À ce titre, il était passionnant de partager avec les autres participants les rôles que notre fédération syndicale joue dans la lutte contre le travail, y compris la formulation des lois et des politiques nécessaires, et de plaider en faveur d'une augmentation des ressources et d'une application efficace.

Le Malawi a exprimé officiellement son intérêt à rejoindre l'Alliance 8.7 - un partenariat mondial qui s'engage à prendre des mesures immédiates et efficaces pour éradiquer le travail forcé, l'esclavage moderne, la traite des êtres humains et le travail des enfants.

Les discussions entre les participants ont permis d'identifier des solutions et des actions pratiques pour mettre fin au travail des enfants d'ici 2025 et d'accroître le niveau d'engagement pour obtenir des résultats ambitieux, concrets et durables, notamment au nom de la cohorte dirigeante des pays pionniers de l'Alliance 8.7 (Ouganda, Malawi, Nigeria, Vietnam, Tunisie, Sri Lanka, Pérou, Népal, Maroc, Mexique, Mauritanie, Madagascar, Guatemala, Fidji, Ehtipia, Chili et Albanie).

Les exemples de réussite présentés lors de la conférence " Prendre les prochaines mesures : Mettre fin au travail des enfants d'ici 2025" m'ont permis d'en apprendre davantage sur le rôle important des syndicats dans l'accélération de l'élimination du travail des enfants, en particulier dans les niveaux inférieurs des chaînes d'approvisionnement mondiales et dans les secteurs dits "points chauds" où les syndicats sectoriels peuvent être présents, ainsi qu'en termes de lobbying et de défense des intérêts.
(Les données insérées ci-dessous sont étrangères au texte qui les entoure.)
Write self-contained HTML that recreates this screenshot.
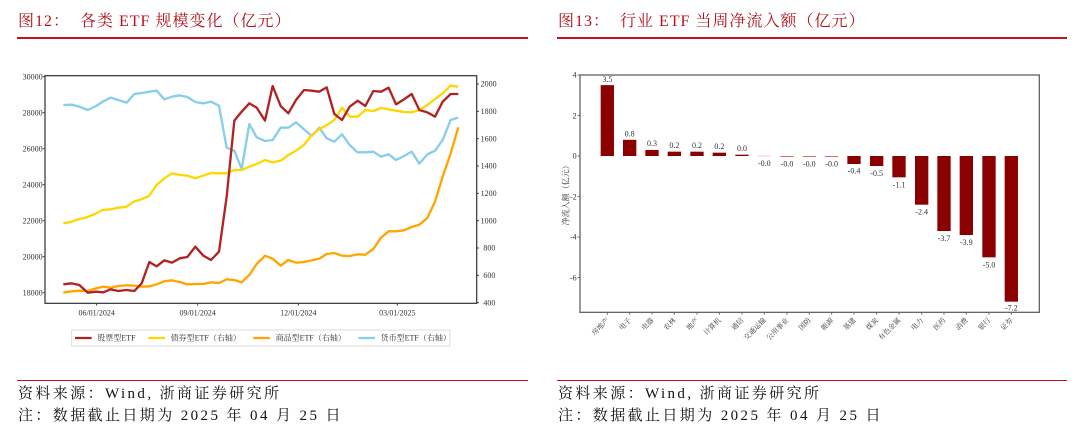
<!DOCTYPE html>
<html><head><meta charset="utf-8"><style>
body{margin:0;width:1080px;height:448px;background:#fff;position:relative;overflow:hidden;font-family:"Liberation Serif","Noto Serif CJK SC",serif}
.t{position:absolute;top:8px;font-size:16px;color:#b5121b;white-space:pre;letter-spacing:1px}
.ln{position:absolute;background:#c0141e}
.f{position:absolute;font-size:15px;color:#111;white-space:pre;letter-spacing:2.4px}
svg{position:absolute}
svg text{font-family:"Liberation Serif","Noto Serif CJK SC",serif}
</style></head><body>
<div class="t" style="left:18px">图12：  各类 ETF 规模变化（亿元）</div>
<div class="t" style="left:558px">图13：  行业 ETF 当周净流入额（亿元）</div>
<div class="ln" style="left:17px;top:37px;width:511px;height:2px"></div>
<div class="ln" style="left:557px;top:37px;width:510px;height:2px"></div>
<div class="ln" style="left:17px;top:380px;width:511px;height:1px"></div>
<div class="ln" style="left:557px;top:380px;width:510px;height:1px"></div>
<div class="f" style="left:18px;top:382px">资料来源：Wind, 浙商证券研究所</div>
<div class="f" style="left:18px;top:404px">注：数据截止日期为 2025 年 04 月 25 日</div>
<div class="f" style="left:558px;top:382px">资料来源：Wind, 浙商证券研究所</div>
<div class="f" style="left:558px;top:404px">注：数据截止日期为 2025 年 04 月 25 日</div>

<svg style="left:20px;top:60px" width="480" height="290" viewBox="0 0 1440 870">
<rect x="75" y="47" width="1295" height="683" fill="none" stroke="#444" stroke-width="4"/>
<g font-size="24" fill="#333" text-anchor="end">
<text x="68" y="58">30000</text><text x="68" y="166">28000</text><text x="68" y="274">26000</text><text x="68" y="382">24000</text><text x="68" y="490">22000</text><text x="68" y="598">20000</text><text x="68" y="706">18000</text>
</g>
<g stroke="#444" stroke-width="3"><line x1="68" y1="50" x2="75" y2="50"/><line x1="68" y1="158" x2="75" y2="158"/><line x1="68" y1="266" x2="75" y2="266"/><line x1="68" y1="374" x2="75" y2="374"/><line x1="68" y1="482" x2="75" y2="482"/><line x1="68" y1="590" x2="75" y2="590"/><line x1="68" y1="698" x2="75" y2="698"/>
<line x1="1370" y1="72" x2="1377" y2="72"/><line x1="1370" y1="154" x2="1377" y2="154"/><line x1="1370" y1="236" x2="1377" y2="236"/><line x1="1370" y1="318" x2="1377" y2="318"/><line x1="1370" y1="400" x2="1377" y2="400"/><line x1="1370" y1="482" x2="1377" y2="482"/><line x1="1370" y1="564" x2="1377" y2="564"/><line x1="1370" y1="646" x2="1377" y2="646"/><line x1="1370" y1="728" x2="1377" y2="728"/>
<line x1="230" y1="730" x2="230" y2="737"/><line x1="533" y1="730" x2="533" y2="737"/><line x1="835" y1="730" x2="835" y2="737"/><line x1="1132" y1="730" x2="1132" y2="737"/></g>
<g font-size="24" fill="#333">
<text x="1382" y="80">2000</text><text x="1382" y="162">1800</text><text x="1382" y="244">1600</text><text x="1382" y="326">1400</text><text x="1382" y="408">1200</text><text x="1382" y="490">1000</text><text x="1390" y="572">800</text><text x="1390" y="654">600</text><text x="1390" y="736">400</text>
</g>
<g font-size="24" fill="#333" text-anchor="middle">
<text x="230" y="766">06/01/2024</text><text x="533" y="766">09/01/2024</text><text x="835" y="766">12/01/2024</text><text x="1132" y="766">03/01/2025</text>
</g>
<g fill="none" stroke-width="7" stroke-linejoin="round">
<polyline stroke="#87ceeb" points="130,135 155,134 178,140 203,150 228,138 250,124 272,113 295,120 320,128 343,102 365,99 388,95 410,92 433,118 456,110 479,106 502,111 526,126 550,130 573,125 597,137 620,263 643,272 665,327 688,192 710,232 735,243 758,240 782,203 805,203 828,187 852,208 875,228 898,203 920,235 943,245 966,223 989,255 1013,277 1036,277 1060,275 1083,290 1106,283 1128,300 1152,288 1175,275 1198,311 1222,283 1245,272 1268,240 1292,180 1315,173"/>
<polyline stroke="#ffd700" points="130,490 152,486 178,477 200,472 225,462 248,450 272,448 295,443 318,441 341,425 364,418 387,408 410,375 433,355 456,340 480,345 503,347 526,355 549,347 573,339 597,340 620,340 643,330 665,330 688,320 710,312 735,300 758,307 782,302 805,285 828,272 852,255 875,225 898,208 920,195 943,180 966,143 989,170 1013,170 1036,150 1060,153 1083,144 1106,148 1128,152 1152,156 1175,157 1198,150 1222,135 1245,117 1268,100 1292,77 1315,80"/>
<polyline stroke="#ffa500" points="130,698 155,694 178,692 203,693 228,685 250,680 272,683 295,678 320,676 343,677 365,680 388,679 410,673 433,664 456,661 479,666 502,673 526,672 550,672 573,667 597,669 620,658 643,660 665,667 688,645 710,612 735,587 758,596 782,617 805,600 828,608 852,606 875,601 898,596 920,582 943,579 966,587 989,588 1013,583 1036,584 1060,567 1083,533 1106,514 1128,514 1152,511 1175,501 1198,494 1222,474 1245,425 1268,350 1292,280 1315,202"/>
<polyline stroke="#b22222" points="130,673 155,670 178,675 203,698 228,695 250,697 272,688 295,693 320,690 343,693 365,670 388,606 410,619 433,601 456,608 479,595 502,591 526,560 550,587 573,600 597,575 620,410 643,182 665,155 688,130 710,143 735,182 758,78 782,138 805,160 828,120 852,90 875,92 898,95 920,82 943,162 966,180 989,140 1013,122 1036,138 1060,93 1083,95 1106,83 1128,133 1152,118 1175,102 1198,150 1222,157 1245,170 1268,125 1292,102 1315,102"/>
</g>
<rect x="155" y="810" width="1135" height="48" fill="#fff" stroke="#ddd" stroke-width="3"/>
<g stroke-width="7"><line x1="165" y1="834" x2="215" y2="834" stroke="#b22222"/><line x1="385" y1="834" x2="435" y2="834" stroke="#ffd700"/><line x1="700" y1="834" x2="750" y2="834" stroke="#ffa500"/><line x1="1015" y1="834" x2="1065" y2="834" stroke="#87ceeb"/></g>
<g font-size="24" fill="#333"><text x="232" y="842">股票型ETF</text><text x="452" y="842">债券型ETF（右轴）</text><text x="767" y="842">商品型ETF（右轴）</text><text x="1082" y="842">货币型ETF（右轴）</text></g>
</svg>

<svg style="left:560px;top:60px" width="480" height="290" viewBox="0 0 1440 870">
<rect x="60" y="45" width="1378" height="712" fill="none" stroke="#666" stroke-width="4"/>
<g stroke="#666" stroke-width="3"><line x1="53" y1="45" x2="60" y2="45"/><line x1="53" y1="166.5" x2="60" y2="166.5"/><line x1="53" y1="288" x2="60" y2="288"/><line x1="53" y1="409.5" x2="60" y2="409.5"/><line x1="53" y1="531" x2="60" y2="531"/><line x1="53" y1="652.5" x2="60" y2="652.5"/></g>
<g font-size="24" fill="#333" text-anchor="end"><text x="50" y="53">4</text><text x="50" y="175">2</text><text x="50" y="296">0</text><text x="50" y="418">-2</text><text x="50" y="539">-4</text><text x="50" y="661">-6</text></g>
<text transform="translate(26,400) rotate(-90)" font-size="24" fill="#333" text-anchor="middle">净流入额（亿元）</text>
<g fill="#8b0000">
<rect x="122" y="75.4" width="40" height="212.6"/><rect x="189" y="239.4" width="40" height="48.6"/><rect x="256" y="269.8" width="40" height="18.2"/><rect x="323" y="275" width="40" height="13"/><rect x="391" y="275" width="40" height="13"/><rect x="458" y="278" width="40" height="10"/><rect x="526" y="284" width="40" height="4"/>
<rect x="862" y="288" width="40" height="24"/><rect x="930" y="288" width="40" height="30"/><rect x="997" y="288" width="40" height="64"/><rect x="1065" y="288" width="40" height="146"/><rect x="1132" y="288" width="40" height="225"/><rect x="1199" y="288" width="40" height="237"/><rect x="1267" y="288" width="40" height="304"/><rect x="1334" y="288" width="40" height="437"/>
</g>
<g fill="#d66"><rect x="593" y="287" width="40" height="2" fill="#f0b0b0"/><rect x="661" y="288" width="40" height="3"/><rect x="728" y="288" width="40" height="3"/><rect x="795" y="288" width="40" height="3"/></g>
<g font-size="24" fill="#333" text-anchor="middle">
<text x="142" y="66">3.5</text><text x="209" y="230">0.8</text><text x="276" y="258">0.3</text><text x="343" y="264">0.2</text><text x="411" y="264">0.2</text><text x="478" y="267">0.2</text><text x="546" y="273">0.0</text>
<text x="613" y="318">-0.0</text><text x="681" y="320">-0.0</text><text x="748" y="320">-0.0</text><text x="815" y="320">-0.0</text><text x="882" y="340">-0.4</text><text x="950" y="348">-0.5</text><text x="1017" y="382">-1.1</text><text x="1085" y="464">-2.4</text><text x="1152" y="543">-3.7</text><text x="1219" y="555">-3.9</text><text x="1287" y="622">-5.0</text><text x="1354" y="752">-7.2</text>
</g>
<g stroke="#666" stroke-width="3"><line x1="142" y1="757" x2="142" y2="764"/><line x1="209" y1="757" x2="209" y2="764"/><line x1="276" y1="757" x2="276" y2="764"/><line x1="343" y1="757" x2="343" y2="764"/><line x1="411" y1="757" x2="411" y2="764"/><line x1="478" y1="757" x2="478" y2="764"/><line x1="546" y1="757" x2="546" y2="764"/><line x1="613" y1="757" x2="613" y2="764"/><line x1="681" y1="757" x2="681" y2="764"/><line x1="748" y1="757" x2="748" y2="764"/><line x1="815" y1="757" x2="815" y2="764"/><line x1="882" y1="757" x2="882" y2="764"/><line x1="950" y1="757" x2="950" y2="764"/><line x1="1017" y1="757" x2="1017" y2="764"/><line x1="1085" y1="757" x2="1085" y2="764"/><line x1="1152" y1="757" x2="1152" y2="764"/><line x1="1219" y1="757" x2="1219" y2="764"/><line x1="1287" y1="757" x2="1287" y2="764"/><line x1="1354" y1="757" x2="1354" y2="764"/></g>
<g font-size="21" fill="#333" text-anchor="end">
<text transform="translate(148,782) rotate(-45)">房地产</text><text transform="translate(215,782) rotate(-45)">电子</text><text transform="translate(282,782) rotate(-45)">电器</text><text transform="translate(349,782) rotate(-45)">农林</text><text transform="translate(417,782) rotate(-45)">地产</text><text transform="translate(484,782) rotate(-45)">计算机</text><text transform="translate(552,782) rotate(-45)">通信</text><text transform="translate(619,782) rotate(-45)">交通运输</text><text transform="translate(687,782) rotate(-45)">公用事业</text><text transform="translate(754,782) rotate(-45)">国防</text><text transform="translate(821,782) rotate(-45)">能源</text><text transform="translate(888,782) rotate(-45)">基建</text><text transform="translate(956,782) rotate(-45)">煤炭</text><text transform="translate(1023,782) rotate(-45)">有色金属</text><text transform="translate(1091,782) rotate(-45)">电力</text><text transform="translate(1158,782) rotate(-45)">医药</text><text transform="translate(1225,782) rotate(-45)">消费</text><text transform="translate(1293,782) rotate(-45)">银行</text><text transform="translate(1360,782) rotate(-45)">证券</text>
</g>
</svg>
</body></html>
L'une de mes principales conclusions a été l'importance de la collaboration entre les parties prenantes, qui est vitale car aucun acteur ne peut éliminer le travail des enfants en travaillant seul. La bonne pratique des "approches intégrées par zone" (IABA) a été pour moi un autre domaine d'apprentissage clé qui est très pertinent pour les efforts de mon organisation visant à établir des zones sans travail des enfants.

Les échanges Sud-Sud avec des homologues d'autres pays en développement, comme l'Inde, m'ont permis de mieux connaître et apprécier la valeur des systèmes de suivi du travail des enfants qui impliquent une participation communautaire. La conférence a également fait le point sur le rôle important que les syndicats peuvent jouer dans le lobbying en faveur d'un financement public accru de l'éducation afin de garantir une éducation de meilleure qualité et plus accessible aux apprenants et aux enseignants.

À l'avenir, je prévois de diffuser les messages clés lors de notre prochaine réunion des dirigeants de la MCTU, ainsi qu'auprès des organisations de travailleurs affiliées du secteur horticole. Je prévois également de développer un plan de plaidoyer et de lobbying pour la réforme de l'actuelle loi sur l'emploi du Malawi (2000) afin de garantir que notre législation nationale impose davantage d'exigences qui soient strictes et des sanctions plus sévères en ce qui concerne le travail des enfants.

Dans le cadre de mon travail syndical en tant qu'organisateur, éducateur et membre du Conseil consultatif tripartite du travail (TLAC), l'expérience des conférences néerlandaises me place dans une position plus forte pour contribuer à la réalisation de la cible 8.7 des objectifs de développement durable (ODD) d'ici 2025.

Mon objectif serait de contribuer à la création de zones exemptes de travail des enfants dans tout le pays en plaçant cette question en tête de l'agenda syndical, tout en faisant pression pour la poursuite du renforcement des capacités et du soutien de nos affiliés dans le domaine de l'éducation, tels que le syndicat des enseignants du Malawi (TUM) et les syndicats du secteur agricole.

Je suis reconnaissant à l'Organisation internationale du travail (OIT) de m'avoir aidé à participer au projet " Prendre les prochaines mesures : Mettre fin au travail des enfants d'ici 2025". Pour l'avenir, je considère l'Année internationale pour l'élimination du travail des enfants 2021 comme une occasion d'intensifier les efforts de sensibilisation du MCTU au travail des enfants dans mon pays.